The lenders are generally attracted to developers with pre-sold apartments in otherwise unfinished projects. There are no figures on the size of this market, but Dan Simmons, a Hong Kong-based partner with hedge fund OCP Asia, which is providing funding, estimates it is worth tens of billions of dollars.
The broader shadow banking market in Australia is about seven per cent of total financial assets, the country’s central bank says.
Australia’s home prices doubled in the 12 years to the end of 2016 so last year, Australia’s regulators imposed measures that forced banks to take fewer lending risks and made securing mortgages for investors, particularly foreign investors, more difficult.

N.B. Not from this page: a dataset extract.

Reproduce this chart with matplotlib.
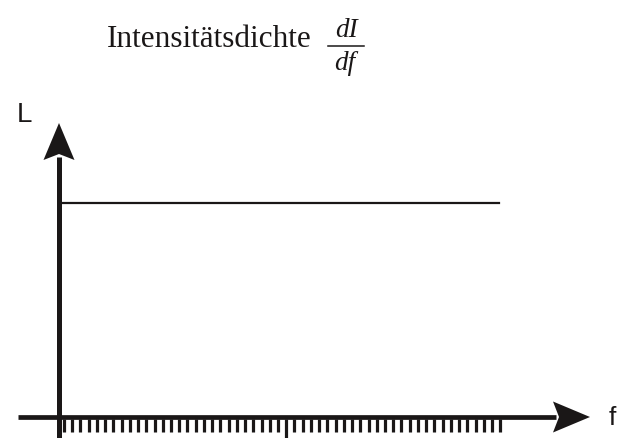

That caused a sharp pullback in construction lending by mainstream banks and once rampant buying interest from Chinese flittered away, hitting developers and opening up a funding gap.

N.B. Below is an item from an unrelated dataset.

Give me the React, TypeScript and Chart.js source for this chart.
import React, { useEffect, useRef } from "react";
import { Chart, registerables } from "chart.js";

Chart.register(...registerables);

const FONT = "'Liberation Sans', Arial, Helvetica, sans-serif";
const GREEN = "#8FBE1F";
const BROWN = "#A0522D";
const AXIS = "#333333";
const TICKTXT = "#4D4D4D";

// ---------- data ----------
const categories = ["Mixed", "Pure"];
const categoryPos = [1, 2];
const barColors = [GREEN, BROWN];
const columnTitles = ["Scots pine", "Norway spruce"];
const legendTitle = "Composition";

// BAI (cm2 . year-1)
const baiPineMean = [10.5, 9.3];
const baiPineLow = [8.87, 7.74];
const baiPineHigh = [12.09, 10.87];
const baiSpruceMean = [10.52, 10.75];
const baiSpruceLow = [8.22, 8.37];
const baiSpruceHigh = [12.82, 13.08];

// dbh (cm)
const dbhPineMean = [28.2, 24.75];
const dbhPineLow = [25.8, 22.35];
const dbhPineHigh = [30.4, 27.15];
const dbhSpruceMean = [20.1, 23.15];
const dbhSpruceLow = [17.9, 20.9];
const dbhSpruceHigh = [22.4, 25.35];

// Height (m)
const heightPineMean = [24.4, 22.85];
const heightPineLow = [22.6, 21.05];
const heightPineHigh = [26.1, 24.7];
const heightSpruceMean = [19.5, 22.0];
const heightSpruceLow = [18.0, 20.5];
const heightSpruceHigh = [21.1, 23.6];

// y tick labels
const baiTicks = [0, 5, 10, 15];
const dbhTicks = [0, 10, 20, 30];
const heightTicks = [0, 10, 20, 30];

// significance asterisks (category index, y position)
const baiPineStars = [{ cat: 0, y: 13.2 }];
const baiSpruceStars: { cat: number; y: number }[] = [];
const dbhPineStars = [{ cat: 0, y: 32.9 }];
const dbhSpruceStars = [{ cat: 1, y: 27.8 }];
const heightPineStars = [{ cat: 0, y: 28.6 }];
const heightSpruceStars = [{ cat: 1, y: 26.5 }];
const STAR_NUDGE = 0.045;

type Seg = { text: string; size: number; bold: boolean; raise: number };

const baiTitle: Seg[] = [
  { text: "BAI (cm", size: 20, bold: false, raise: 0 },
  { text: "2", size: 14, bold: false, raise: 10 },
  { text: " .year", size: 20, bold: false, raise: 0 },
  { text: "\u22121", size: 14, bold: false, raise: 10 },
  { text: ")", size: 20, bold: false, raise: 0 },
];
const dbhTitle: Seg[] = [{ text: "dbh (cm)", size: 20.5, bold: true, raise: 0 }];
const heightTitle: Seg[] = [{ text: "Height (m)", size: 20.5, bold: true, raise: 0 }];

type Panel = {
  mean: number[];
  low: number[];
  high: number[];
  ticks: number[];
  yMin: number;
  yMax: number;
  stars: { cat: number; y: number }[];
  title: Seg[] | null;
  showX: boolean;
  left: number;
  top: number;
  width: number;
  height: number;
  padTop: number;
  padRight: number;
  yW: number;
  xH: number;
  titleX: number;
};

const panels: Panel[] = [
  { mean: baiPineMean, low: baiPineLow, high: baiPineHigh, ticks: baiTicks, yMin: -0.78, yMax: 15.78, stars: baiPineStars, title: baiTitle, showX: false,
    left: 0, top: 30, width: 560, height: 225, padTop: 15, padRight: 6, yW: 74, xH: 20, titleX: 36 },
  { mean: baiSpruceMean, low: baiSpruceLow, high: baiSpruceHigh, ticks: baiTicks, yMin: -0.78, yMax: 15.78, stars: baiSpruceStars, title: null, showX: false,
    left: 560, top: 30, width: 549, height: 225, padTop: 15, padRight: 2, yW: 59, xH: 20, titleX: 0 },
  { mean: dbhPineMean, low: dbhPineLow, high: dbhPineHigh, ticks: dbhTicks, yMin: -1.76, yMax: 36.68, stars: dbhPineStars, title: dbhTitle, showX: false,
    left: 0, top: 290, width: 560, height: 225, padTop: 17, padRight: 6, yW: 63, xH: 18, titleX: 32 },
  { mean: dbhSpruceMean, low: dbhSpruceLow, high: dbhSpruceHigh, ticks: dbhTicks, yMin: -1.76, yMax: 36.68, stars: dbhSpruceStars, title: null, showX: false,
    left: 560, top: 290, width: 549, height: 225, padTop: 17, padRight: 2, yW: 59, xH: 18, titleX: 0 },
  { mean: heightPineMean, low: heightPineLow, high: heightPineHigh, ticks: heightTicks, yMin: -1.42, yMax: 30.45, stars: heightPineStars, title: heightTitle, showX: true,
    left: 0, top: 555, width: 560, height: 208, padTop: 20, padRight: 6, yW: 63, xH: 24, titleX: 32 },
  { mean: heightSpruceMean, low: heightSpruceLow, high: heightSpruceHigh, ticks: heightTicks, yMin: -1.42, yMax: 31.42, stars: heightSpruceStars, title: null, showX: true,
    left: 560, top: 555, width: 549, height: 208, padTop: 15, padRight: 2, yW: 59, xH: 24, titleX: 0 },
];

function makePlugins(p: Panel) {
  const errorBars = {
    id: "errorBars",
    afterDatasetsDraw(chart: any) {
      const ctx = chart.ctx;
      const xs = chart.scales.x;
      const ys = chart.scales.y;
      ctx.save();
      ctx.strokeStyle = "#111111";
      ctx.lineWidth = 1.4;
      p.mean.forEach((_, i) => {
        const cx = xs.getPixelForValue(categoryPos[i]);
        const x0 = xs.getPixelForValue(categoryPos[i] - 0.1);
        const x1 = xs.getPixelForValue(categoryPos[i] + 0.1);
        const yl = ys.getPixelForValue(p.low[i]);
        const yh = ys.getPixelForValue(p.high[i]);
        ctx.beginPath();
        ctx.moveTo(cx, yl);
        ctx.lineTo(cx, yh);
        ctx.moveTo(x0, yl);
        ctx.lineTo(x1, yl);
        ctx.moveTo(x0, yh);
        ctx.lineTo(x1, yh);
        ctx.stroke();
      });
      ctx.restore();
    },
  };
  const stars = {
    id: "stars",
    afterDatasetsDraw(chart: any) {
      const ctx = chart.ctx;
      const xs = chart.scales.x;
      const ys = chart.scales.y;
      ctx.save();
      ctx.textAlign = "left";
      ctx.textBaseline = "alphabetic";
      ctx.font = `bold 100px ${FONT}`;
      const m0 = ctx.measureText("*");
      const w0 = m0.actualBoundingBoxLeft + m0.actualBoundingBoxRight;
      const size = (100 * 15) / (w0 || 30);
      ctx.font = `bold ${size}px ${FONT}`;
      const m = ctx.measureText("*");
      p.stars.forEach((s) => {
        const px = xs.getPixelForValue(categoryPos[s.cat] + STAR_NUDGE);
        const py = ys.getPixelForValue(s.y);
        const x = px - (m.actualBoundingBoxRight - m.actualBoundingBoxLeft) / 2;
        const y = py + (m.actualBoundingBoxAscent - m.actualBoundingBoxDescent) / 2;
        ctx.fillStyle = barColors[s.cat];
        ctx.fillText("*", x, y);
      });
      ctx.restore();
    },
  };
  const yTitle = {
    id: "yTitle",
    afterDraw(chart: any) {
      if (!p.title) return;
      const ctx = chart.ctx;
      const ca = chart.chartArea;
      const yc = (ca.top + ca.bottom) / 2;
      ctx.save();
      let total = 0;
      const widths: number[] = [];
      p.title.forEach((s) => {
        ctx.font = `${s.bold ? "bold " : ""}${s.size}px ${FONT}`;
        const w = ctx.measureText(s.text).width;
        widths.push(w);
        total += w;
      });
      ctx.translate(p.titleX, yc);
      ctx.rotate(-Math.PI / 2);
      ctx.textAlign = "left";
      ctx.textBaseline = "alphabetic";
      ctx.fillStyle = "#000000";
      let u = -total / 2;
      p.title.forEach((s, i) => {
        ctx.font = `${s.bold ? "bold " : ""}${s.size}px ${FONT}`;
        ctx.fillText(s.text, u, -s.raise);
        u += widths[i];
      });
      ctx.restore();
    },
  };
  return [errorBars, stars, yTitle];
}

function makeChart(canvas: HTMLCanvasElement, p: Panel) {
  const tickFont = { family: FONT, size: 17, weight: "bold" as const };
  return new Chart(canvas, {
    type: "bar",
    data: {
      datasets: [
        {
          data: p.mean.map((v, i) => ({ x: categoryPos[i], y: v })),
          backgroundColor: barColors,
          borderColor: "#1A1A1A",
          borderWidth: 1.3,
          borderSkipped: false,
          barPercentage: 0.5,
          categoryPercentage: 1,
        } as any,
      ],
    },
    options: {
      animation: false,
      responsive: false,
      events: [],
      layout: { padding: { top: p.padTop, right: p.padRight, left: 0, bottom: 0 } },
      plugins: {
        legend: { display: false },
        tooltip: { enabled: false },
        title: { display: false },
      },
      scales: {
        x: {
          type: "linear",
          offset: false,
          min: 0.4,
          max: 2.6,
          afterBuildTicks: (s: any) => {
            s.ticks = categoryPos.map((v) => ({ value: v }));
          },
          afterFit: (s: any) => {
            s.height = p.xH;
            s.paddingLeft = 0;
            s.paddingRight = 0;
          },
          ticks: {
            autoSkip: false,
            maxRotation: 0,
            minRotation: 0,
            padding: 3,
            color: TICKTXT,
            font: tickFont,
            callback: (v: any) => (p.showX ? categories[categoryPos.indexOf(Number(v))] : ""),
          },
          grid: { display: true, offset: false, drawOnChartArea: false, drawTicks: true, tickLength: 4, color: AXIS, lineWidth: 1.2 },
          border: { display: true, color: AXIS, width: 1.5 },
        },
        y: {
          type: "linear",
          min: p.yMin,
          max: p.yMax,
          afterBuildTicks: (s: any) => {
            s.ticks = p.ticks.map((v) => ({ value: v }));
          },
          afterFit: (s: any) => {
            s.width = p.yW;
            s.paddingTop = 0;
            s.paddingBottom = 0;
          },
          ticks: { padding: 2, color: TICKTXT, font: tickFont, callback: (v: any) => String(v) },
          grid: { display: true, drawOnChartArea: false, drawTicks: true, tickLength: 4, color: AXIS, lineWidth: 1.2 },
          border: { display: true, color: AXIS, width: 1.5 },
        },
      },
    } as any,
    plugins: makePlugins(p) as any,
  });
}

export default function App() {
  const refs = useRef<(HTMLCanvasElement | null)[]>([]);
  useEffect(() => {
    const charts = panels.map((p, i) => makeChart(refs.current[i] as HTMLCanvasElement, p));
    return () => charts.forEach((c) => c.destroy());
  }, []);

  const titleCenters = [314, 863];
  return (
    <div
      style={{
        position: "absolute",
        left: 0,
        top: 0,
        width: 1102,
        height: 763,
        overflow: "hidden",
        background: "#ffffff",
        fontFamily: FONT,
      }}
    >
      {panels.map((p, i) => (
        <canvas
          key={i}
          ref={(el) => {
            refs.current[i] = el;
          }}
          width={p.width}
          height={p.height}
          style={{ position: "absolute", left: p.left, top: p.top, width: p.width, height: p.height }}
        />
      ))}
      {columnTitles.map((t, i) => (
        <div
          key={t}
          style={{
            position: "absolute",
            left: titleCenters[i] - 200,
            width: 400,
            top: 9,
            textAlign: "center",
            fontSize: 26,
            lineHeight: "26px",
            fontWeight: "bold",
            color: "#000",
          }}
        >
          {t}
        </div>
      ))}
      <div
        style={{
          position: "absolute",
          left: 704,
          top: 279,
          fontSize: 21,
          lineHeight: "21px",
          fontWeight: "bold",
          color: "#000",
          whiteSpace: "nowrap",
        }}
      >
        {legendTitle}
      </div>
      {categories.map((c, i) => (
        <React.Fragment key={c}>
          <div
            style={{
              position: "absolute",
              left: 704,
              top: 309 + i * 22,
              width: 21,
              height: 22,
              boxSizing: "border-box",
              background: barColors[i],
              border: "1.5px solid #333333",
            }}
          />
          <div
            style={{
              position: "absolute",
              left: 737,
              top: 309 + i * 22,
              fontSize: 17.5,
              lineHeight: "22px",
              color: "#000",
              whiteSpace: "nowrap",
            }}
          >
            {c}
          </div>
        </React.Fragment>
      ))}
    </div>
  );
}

Feeling the squeeze from the measures, Australia’s only listed developer, McGrath, issued a profit warning last month.
In a global low-rate environment, the likes of Kohlberg Kravis Roberts & Co, Goldman Sachs and Nomura have joined local firms including Qualitas, Alceon Group, and Wingate Group to lend senior debt to real estate developments, according to market sources.
“All the big PE funds are bringing their special-sits (situations) groups in to fill this funding gap, because effectively these are equity-type returns in debt positions,”Scott said.
Partners Group secured annual returns of close to 15 per cent by providing senior debt to two pre-sold projects in Brisbane and Melbourne, Mr Scott said.
He declined to identify the projects because they were private. But he said one of them had been unable to secure bank loans because many of its apartments had been pre-sold to Chinese buyers, who are finding it more difficult to take money out of China because of tight capital controls and who face stiff taxes on purchasing new property from Australian authorities.
Regional hedge funds, such as OCP Asia, are also swooping in.
OCP’s Simmons said its multi-billion dollar fund had invested over A$600 million (S$610.26 million) in senior debt in construction projects, securing returns in excess of 15 per cent.
“We are seeing settlements take longer but buyers are definitely coming up with the funds,” Mr Simmons said.
“We are funding developers that have pre-approved projects with healthy profit margins that only lack a bank to finance them,” he said.
Mr Simmonds warned that many developers who had not pre-sold their projects would struggle to pay higher funding costs.
For now, lenders and borrowers in this shadow market do not see significant risks.
The Reserve Bank of Australia said in its fourth-quarter bulletin that it was “monitoring” shadow bank lending to property, acknowledging that “on a large enough scale it could damage financial system resilience.”
The government has also pledged to give the Australian Prudential Regulation Authority (APRA), the banking watchdog, the power to collect information about the sector, to consider potential formal oversight of the funds, finance companies and securitisation vehicles that are not currently under its umbrella.
The funds chasing the high returns from lending to these projects shrugged off concerns of the risks involved after such a sharp run up in housing prices. Mr Scott estimated prices would need to fall more than 40 per cent to adversely impact Partners Group.
Luke Heartman, the chief executive of one of Australia’s biggest private developers Metro Property Development, said the higher cost of borrowing is manageable as demand for property continues to grow.
“Our product is continuing to settle and perform well,” he said, highlighting a low level of rental vacancies.
“Our target is a minimum return (on capital) of 22 per cent.”